C’est quoi la suite pour le label ?
C’est un peu au jour le jour ! Il y a la sortie du live du Cool Feedback début janvier 2019, la réédition (avec 2 inédits) d’un album que j’ai sorti il y a 10 ans sur Twin Fizz : Hubert #06 qui faisait à ce moment-là du blues très roots et le 1er mars 2019 la sortie du second album studio du Cool Feedback « Soul Overdrive », en vinyle celui-là. Puis pour l’été nous préparons le retour de 2:12AM avec un 4 titres et des concerts avec les artistes du label.
DL : Sortie également de la bande son du spectacle « La Scaphandrière » du metteur en scène Olivier Letellier dont j’ai composé la musique.
Et tes anciens groupes ?
GG : Ce pourrait être amusant de ressortir le premier album de Grégoire 4 ou l’intégrale des Dragueurs, il faudrait les remixer mais surtout, et là il y a un problème : je n’ai rien pour transférer les bandes.
Mais vous vendez peu ?
Oui, c’est ça qui est frustrant mais les disques existent. Malgré notre structure nous sommes dans une logique d’autoproduction à deux personnes, nous sommes des artisans ! Mais avec l’arrivée de Godefroy nous allons entrer dans une logique entrepreneuriale !

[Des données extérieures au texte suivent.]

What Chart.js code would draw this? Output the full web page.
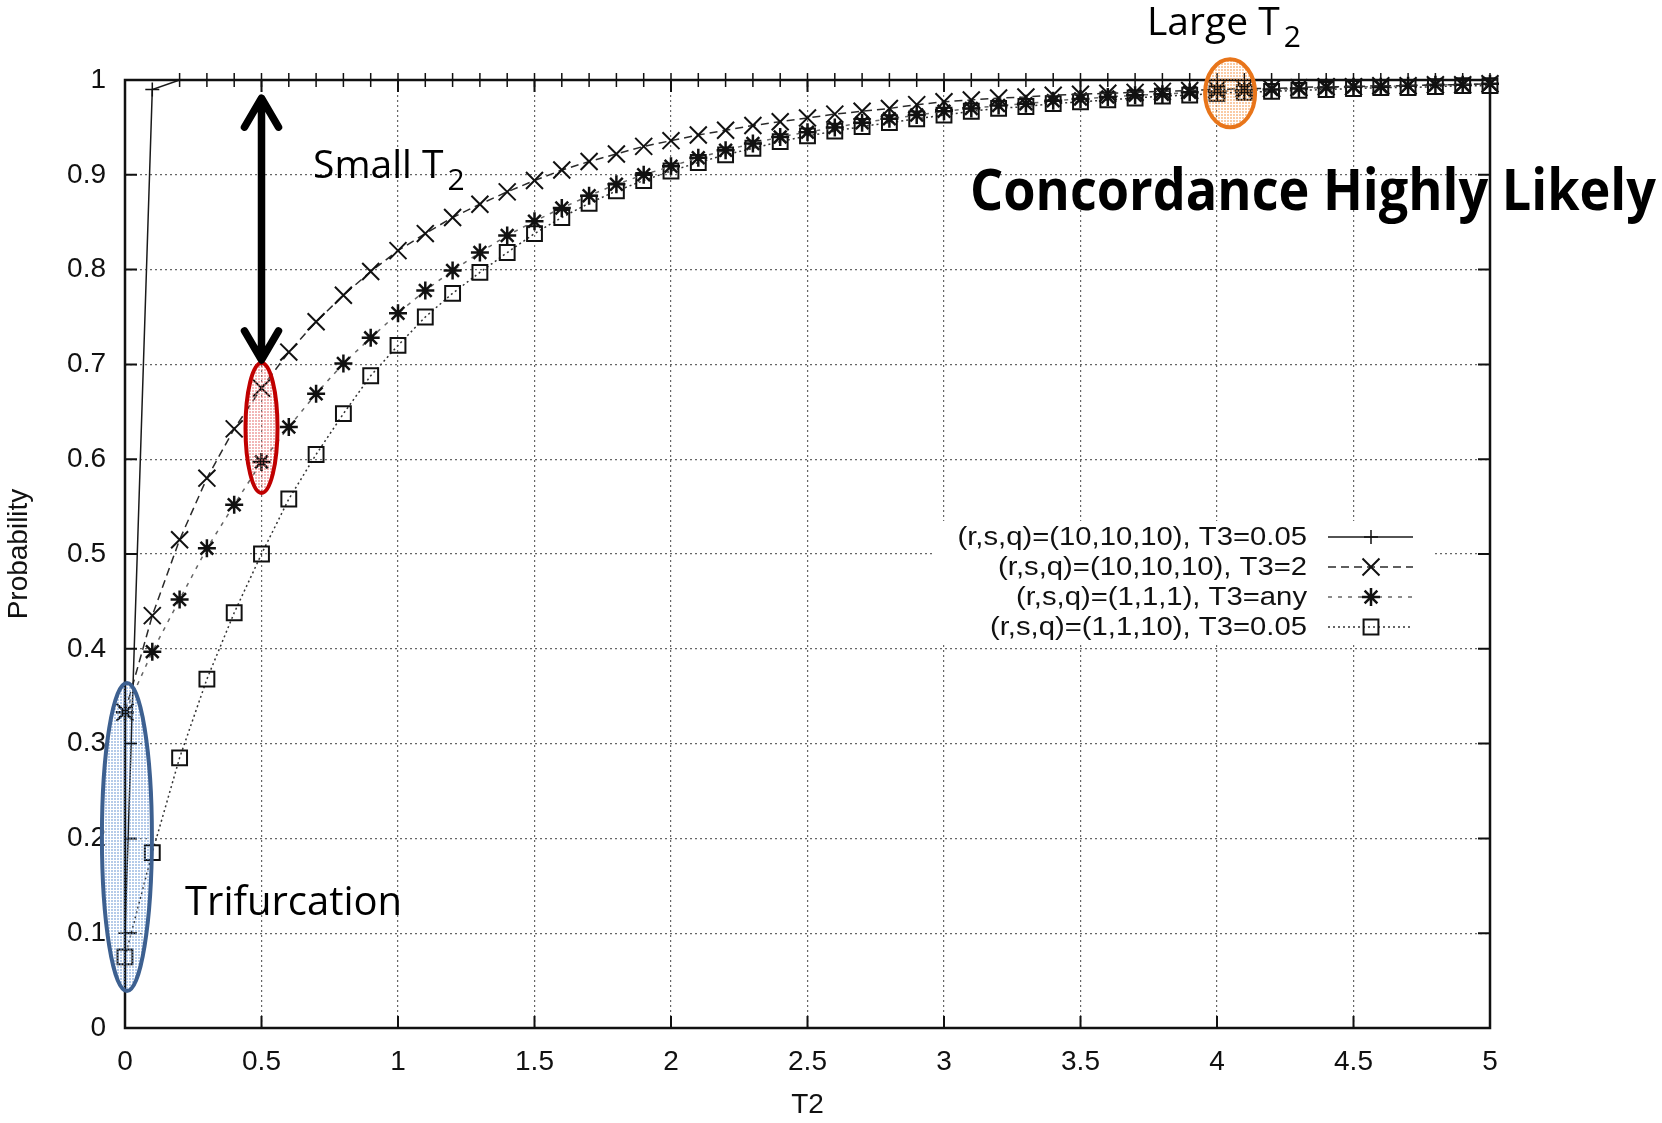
<!DOCTYPE html>
<html>
<head>
<meta charset="utf-8">
<title>Probability vs T2</title>
<script src="https://cdn.jsdelivr.net/npm/chart.js@4/dist/chart.umd.min.js"></script>
<style>
  html, body { margin: 0; padding: 0; background: #fff; }
  #wrap { width: 1662px; height: 1123px; position: relative; }
</style>
</head>
<body>
<div id="wrap"><canvas id="chart"></canvas></div>
<script>
// T2 values the curves were sampled at
const t2Values = [0, 0.1, 0.2, 0.3, 0.4, 0.5, 0.6, 0.7, 0.8, 0.9,
  1, 1.1, 1.2, 1.3, 1.4, 1.5, 1.6, 1.7, 1.8, 1.9,
  2, 2.1, 2.2, 2.3, 2.4, 2.5, 2.6, 2.7, 2.8, 2.9,
  3, 3.1, 3.2, 3.3, 3.4, 3.5, 3.6, 3.7, 3.8, 3.9,
  4, 4.1, 4.2, 4.3, 4.4, 4.5, 4.6, 4.7, 4.8, 4.9, 5];

// (r,s,q)=(10,10,10), T3=0.05
const probA = [0.10, 0.99, 1, 1, 1, 1, 1, 1, 1, 1,
  1, 1, 1, 1, 1, 1, 1, 1, 1, 1,
  1, 1, 1, 1, 1, 1, 1, 1, 1, 1,
  1, 1, 1, 1, 1, 1, 1, 1, 1, 1,
  1, 1, 1, 1, 1, 1, 1, 1, 1, 1, 1];

// (r,s,q)=(10,10,10), T3=2
const probB = [0.333, 0.435, 0.515, 0.580, 0.632, 0.675, 0.713, 0.745, 0.773, 0.798,
  0.820, 0.838, 0.855, 0.869, 0.882, 0.894, 0.905, 0.914, 0.922, 0.930,
  0.936, 0.942, 0.947, 0.952, 0.956, 0.960, 0.964, 0.967, 0.970, 0.974,
  0.977, 0.979, 0.981, 0.982, 0.984, 0.985, 0.986, 0.987, 0.988, 0.989,
  0.990, 0.991, 0.991, 0.992, 0.993, 0.993, 0.994, 0.994, 0.995, 0.995, 0.996];

// (r,s,q)=(1,1,1), T3=any
const probC = [0.333, 0.397, 0.452, 0.506, 0.552, 0.597, 0.634, 0.669, 0.701, 0.728,
  0.754, 0.778, 0.799, 0.818, 0.836, 0.851, 0.865, 0.878, 0.890, 0.900,
  0.909, 0.918, 0.926, 0.933, 0.940, 0.945, 0.950, 0.955, 0.959, 0.963,
  0.967, 0.970, 0.973, 0.975, 0.978, 0.980, 0.982, 0.984, 0.985, 0.987,
  0.988, 0.989, 0.990, 0.991, 0.992, 0.993, 0.993, 0.994, 0.995, 0.995, 0.996];

// (r,s,q)=(1,1,10), T3=0.05
const probD = [0.075, 0.185, 0.285, 0.368, 0.438, 0.500, 0.558, 0.605, 0.648, 0.688,
  0.720, 0.750, 0.775, 0.797, 0.818, 0.838, 0.855, 0.870, 0.883, 0.894,
  0.904, 0.913, 0.921, 0.928, 0.935, 0.941, 0.946, 0.951, 0.955, 0.959,
  0.963, 0.967, 0.970, 0.972, 0.975, 0.977, 0.979, 0.981, 0.983, 0.984,
  0.986, 0.987, 0.988, 0.989, 0.990, 0.991, 0.992, 0.992, 0.993, 0.994, 0.994];

const seriesLabels = [
  '(r,s,q)=(10,10,10), T3=0.05',
  '(r,s,q)=(10,10,10), T3=2',
  '(r,s,q)=(1,1,1), T3=any',
  '(r,s,q)=(1,1,10), T3=0.05'
];

const xTickValues = [0, 0.5, 1, 1.5, 2, 2.5, 3, 3.5, 4, 4.5, 5];
const yTickValues = [0, 0.1, 0.2, 0.3, 0.4, 0.5, 0.6, 0.7, 0.8, 0.9, 1];

const axisFont = '"Liberation Sans", Arial, sans-serif';
const noteFont = '"Open Sans", "Noto Sans", sans-serif';

function toPoints(values) {
  return t2Values.map((t, i) => ({ x: t, y: values[i] }));
}

function makeSeries(label, values, style) {
  return Object.assign({
    label: label,
    data: toPoints(values),
    borderColor: '#2a2a2a',
    borderWidth: 1.5,
    pointBorderColor: '#111',
    pointBackgroundColor: 'rgba(0,0,0,0)',
    pointHoverRadius: 0,
    tension: 0,
    fill: false,
    clip: false
  }, style);
}

// light stipple used inside the highlight ellipses
function dotPattern(ctx, color) {
  const c = document.createElement('canvas');
  c.width = 3; c.height = 3;
  const g = c.getContext('2d');
  g.fillStyle = color;
  g.fillRect(0, 0, 2, 2);
  return ctx.createPattern(c, 'repeat');
}

function drawEllipse(ctx, cx, cy, rx, ry, stroke, fill) {
  ctx.beginPath();
  ctx.ellipse(cx, cy, rx, ry, 0, 0, Math.PI * 2);
  ctx.fillStyle = dotPattern(ctx, fill);
  ctx.fill();
  ctx.setLineDash([]);
  ctx.lineWidth = 4;
  ctx.strokeStyle = stroke;
  ctx.stroke();
}

// text with a subscript, e.g. "Small T" + "2"
function drawSubLabel(ctx, main, sub, x, baseline) {
  ctx.textAlign = 'left';
  ctx.textBaseline = 'alphabetic';
  ctx.font = '39px ' + noteFont;
  ctx.fillText(main, x, baseline);
  const w = ctx.measureText(main).width;
  ctx.font = '30px ' + noteFont;
  ctx.fillText(sub, x + w + 4, baseline + 12);
}

const overlayPlugin = {
  id: 'overlay',
  afterDraw(chart) {
    const { ctx, chartArea: a, scales: { x, y } } = chart;
    ctx.save();

    // legend (gnuplot style: text right aligned, sample on the right)
    ctx.fillStyle = '#fff';
    ctx.fillRect(935, 521, 497, 121);
    chart.data.datasets.forEach((ds, i) => {
      const yc = 537 + i * 30;
      ctx.save();
      ctx.translate(1307, yc);
      ctx.scale(1.17, 1);
      ctx.font = '25px ' + axisFont;
      ctx.fillStyle = '#111';
      ctx.textAlign = 'right';
      ctx.textBaseline = 'middle';
      ctx.fillText(ds.label, 0, 1);
      ctx.restore();

      ctx.strokeStyle = ds.borderColor;
      ctx.lineWidth = ds.borderWidth;
      ctx.setLineDash(ds.borderDash || []);
      ctx.beginPath();
      ctx.moveTo(1328, yc);
      ctx.lineTo(1413, yc);
      ctx.stroke();
      ctx.setLineDash([]);
      ctx.strokeStyle = ds.pointBorderColor;
      ctx.fillStyle = ds.pointBackgroundColor;
      ctx.lineWidth = ds.pointBorderWidth;
      Chart.helpers.drawPoint(ctx, {
        pointStyle: ds.pointStyle,
        radius: ds.pointRadius,
        rotation: 0,
        borderWidth: ds.pointBorderWidth
      }, 1371, yc);
    });

    // plot frame and inward tick marks
    ctx.setLineDash([]);
    ctx.strokeStyle = '#111';
    ctx.lineWidth = 2.5;
    ctx.strokeRect(a.left, a.top, a.right - a.left, a.bottom - a.top);
    ctx.lineWidth = 2;
    ctx.beginPath();
    xTickValues.forEach(v => {
      const px = x.getPixelForValue(v);
      ctx.moveTo(px, a.bottom); ctx.lineTo(px, a.bottom - 12);
      ctx.moveTo(px, a.top); ctx.lineTo(px, a.top + 12);
    });
    yTickValues.forEach(v => {
      const py = y.getPixelForValue(v);
      ctx.moveTo(a.left, py); ctx.lineTo(a.left + 12, py);
      ctx.moveTo(a.right, py); ctx.lineTo(a.right - 12, py);
    });
    ctx.stroke();

    // highlight ellipses
    drawEllipse(ctx, x.getPixelForValue(0.007), y.getPixelForValue(0.2015), 25, 154,
      '#3d6090', 'rgba(120,160,215,0.55)');
    drawEllipse(ctx, x.getPixelForValue(0.5), y.getPixelForValue(0.633), 16, 65,
      '#c00000', 'rgba(230,110,110,0.5)');
    drawEllipse(ctx, x.getPixelForValue(4.048), y.getPixelForValue(0.986), 25, 34,
      '#e8751a', 'rgba(245,160,90,0.55)');

    // double headed arrow at T2 = 0.5
    const ax = x.getPixelForValue(0.5);
    const yTop = y.getPixelForValue(0.984);
    const yBot = y.getPixelForValue(0.7015);
    ctx.strokeStyle = '#000';
    ctx.lineWidth = 7.5;
    ctx.lineCap = 'round';
    ctx.lineJoin = 'round';
    ctx.beginPath();
    ctx.moveTo(ax, yTop + 4);
    ctx.lineTo(ax, yBot - 4);
    ctx.moveTo(ax - 17, yTop + 32); ctx.lineTo(ax, yTop + 3); ctx.lineTo(ax + 17, yTop + 32);
    ctx.moveTo(ax - 17, yBot - 32); ctx.lineTo(ax, yBot - 3); ctx.lineTo(ax + 17, yBot - 32);
    ctx.stroke();

    // annotations
    ctx.fillStyle = '#000';
    drawSubLabel(ctx, 'Small T', '2', 313, 178);
    drawSubLabel(ctx, 'Large T', '2', 1147, 35);
    ctx.font = '40px ' + noteFont;
    ctx.fillText('Trifurcation', 185, 915);

    const big = 'Concordance Highly Likely';
    ctx.font = 'bold 57px ' + noteFont;
    const bw = ctx.measureText(big).width;
    ctx.save();
    ctx.translate(970, 210);
    ctx.scale(686 / bw, 1);
    ctx.fillText(big, 0, 0);
    ctx.restore();

    ctx.restore();
  }
};

const whiteBg = {
  id: 'whiteBg',
  beforeDraw(chart) {
    const ctx = chart.ctx;
    ctx.save();
    ctx.fillStyle = '#fff';
    ctx.fillRect(0, 0, chart.width, chart.height);
    ctx.restore();
  }
};

new Chart(document.getElementById('chart'), {
  type: 'line',
  data: {
    datasets: [
      makeSeries(seriesLabels[0], probA, {
        borderColor: '#1a1a1a', pointStyle: 'cross', pointRadius: 7, pointBorderWidth: 1.5
      }),
      makeSeries(seriesLabels[1], probB, {
        borderColor: '#2a2a2a', borderDash: [8, 5], pointStyle: 'crossRot', pointRadius: 12, pointBorderWidth: 2
      }),
      makeSeries(seriesLabels[2], probC, {
        borderColor: '#666', borderDash: [4, 6], pointStyle: 'star', pointRadius: 9, pointBorderWidth: 2.5
      }),
      makeSeries(seriesLabels[3], probD, {
        borderColor: '#333', borderDash: [2, 3], pointStyle: 'rect', pointRadius: 10.5, pointBorderWidth: 2
      })
    ]
  },
  options: {
    responsive: true,
    maintainAspectRatio: false,
    animation: false,
    events: [],
    layout: { padding: { left: 0, right: 172, top: 80, bottom: 0 } },
    plugins: {
      legend: { display: false },
      tooltip: { enabled: false }
    },
    scales: {
      x: {
        type: 'linear',
        min: 0,
        max: 5,
        afterFit: s => { s.height = 95; },
        afterBuildTicks: s => { s.ticks = xTickValues.map(v => ({ value: v })); },
        grid: { color: '#666', lineWidth: 1.2, drawTicks: false },
        border: { display: false, dash: [2, 3] },
        ticks: {
          padding: 17,
          color: '#111',
          maxRotation: 0,
          autoSkip: false,
          font: { family: axisFont, size: 28 },
          callback: v => String(v)
        },
        title: {
          display: true,
          text: 'T2',
          color: '#111',
          font: { family: axisFont, size: 28 },
          padding: { top: 0, bottom: 1 }
        }
      },
      y: {
        type: 'linear',
        min: 0,
        max: 1,
        afterFit: s => { s.width = 125; },
        afterBuildTicks: s => { s.ticks = yTickValues.map(v => ({ value: v })); },
        grid: { color: '#666', lineWidth: 1.2, drawTicks: false },
        border: { display: false, dash: [2, 3] },
        ticks: {
          padding: 19,
          color: '#111',
          autoSkip: false,
          font: { family: axisFont, size: 28 },
          callback: v => String(v)
        },
        title: {
          display: true,
          text: 'Probability',
          color: '#111',
          font: { family: axisFont, size: 28 },
          padding: { top: 2, bottom: 0 }
        }
      }
    }
  },
  plugins: [whiteBg, overlayPlugin]
});
</script>
</body>
</html>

Tu pourrais faire une soirée du label ?
Oui, ce serait compliqué car il faut s’occuper de l’organisation et jouer lors de la même soirée mais j’y ai déjà pensé. Nous voulions faire un concert avec Marie Ospiri en première partie, Long Chris ensuite avec Marie aux chœurs, le Cool Feedback puis Muriel Holbea pour finir en dansant !
Mais un jour nous aurons droit à un album de Grégoire Garrigues tout seul ?
(Rires) Grégoire 4/Super Wagner c’était déjà un peu ça ! Moi ce que j’aimerais c’est faire un album avec des adaptations de morceaux que j’aime bien : j’ai déjà commencé à travailler sur ce projet il y a plus de 10 ans avec des titres d’Eddie Cochran, Seeds, Jerry Mulligan Quartet, Bobby Fuller Four… Ce serait un album solo avec des morceaux qui ne seraient donc pas de moi (rires). Bon, je ne le sortirai peut être jamais mais c’est un projet qui m’amuserait !
Le mot de la fin ?
DL : Agrandir notre label.
GG : J’aime la création, j’aime composer, c’est un besoin. Et comme j’aime produire des artistes, Milano Records est un très bon vecteur.